Am sich als politisch progressiv und als künstlerische Avantgarde verstehenden Bauhaus waren Frauen formell gleichberechtigt zum Studium zugelassen. In der Realität wurden sie marginalisiert und in Textilfächer oder die Töpferei abgedrängt und als Bauhausmädels bezeichnet. "Wo Wolle ist, ist auch ein Weib, das webt, und sei es nur zum Zeitvertreib", soll der Bauhaus-Künstler Oskar Schlemmer abfällig über die Bauhaus-Studentinnen gesagt haben. Er war nicht der Einzige: So behauptete der Bauhausmeister und Begründer der Farbtypenlehre Johannes Itten, dass Frauen nur zweidimensional denken könnten, Männer hingegen dreidimensional. Und Paul Klee war sich sicher: Genie ist männlich. (Zeit, 27.01.2019: 100 Jahre Bauhaus: Und wo sind die Frauen?)
 
Grabstelle Gabriele Münter und Johannes Eichner auf dem Friedhof St.Nikolaus in Murnau
Grab Gabriele Münter, Johannes Eichner
Friedhof St.Nikolaus in Murnau
CC 2.0 User: Mattes
Bis Gabriele Münter in den 1920er Jahren von Kandinskys Heirat erfuhr, glaubte sie noch an das Eheversprechen.

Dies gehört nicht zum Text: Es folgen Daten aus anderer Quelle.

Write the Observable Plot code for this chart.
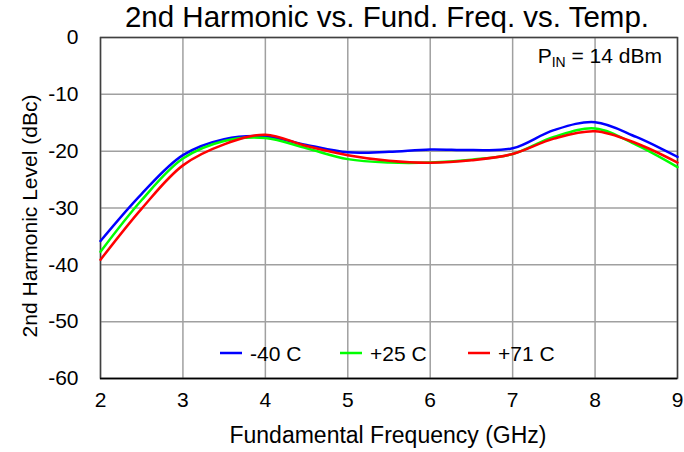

Zwischen Münter und Kandinsky entwickelte sich ein harter Rosenkrieg, in dem Kandinsky seine in Murnau hinterlassenen Arbeiten zurückforderte. 1926 erkannte er Münters Eigentumsrechte an diesen Arbeiten an. 1927 lernte Gabriele Münter den 9 Jahre jüngeren Kunsthistoriker Johannes Eichner (1886-1958) kennen. Die beiden liierten sich und lebten gemeinsam bis zu Eichners Tod im Münter-Haus. Eichner wurde Münters Agent und Förderer. Auf dem Friedhof Murnau sind sie in einem gemeinsamen Grab bestattet.
 
Zur Zeit des Nationalsozialismus galt expressionistischer Malerei als entartet. Persönlich blieb Gabriele Münter unbehelligt, aber sie konnte keine Arbeiten ausstellen oder verkaufen. Um über die Runden zu kommen vermietete sie zeitweilig das Haus oder Zimmer. Weil Beschlagnahmung zu befürchten war, versteckte sie alle Arbeiten ihres Besitzes und konnte sie so über den Zweiten Weltkrieg retten. Ihren Besitz brachte Gabriele Münter testamentarisch in eine vom Münchener Lehnbachhaus verwaltete Gabriele Münter- und Johannes Eichner-Stiftung ein. Bis zu den 1980er Jahren galt Gabriele Münter als ein eher naives Anhängsel des Expressionismus. Seit den 1990er Jahren wird ihr Einfluss auf den Expressionismus als bedeutend bewertet. In der Gegenwart erhalten Gabriele Münters Arbeiten zunehmende Wertschätzung.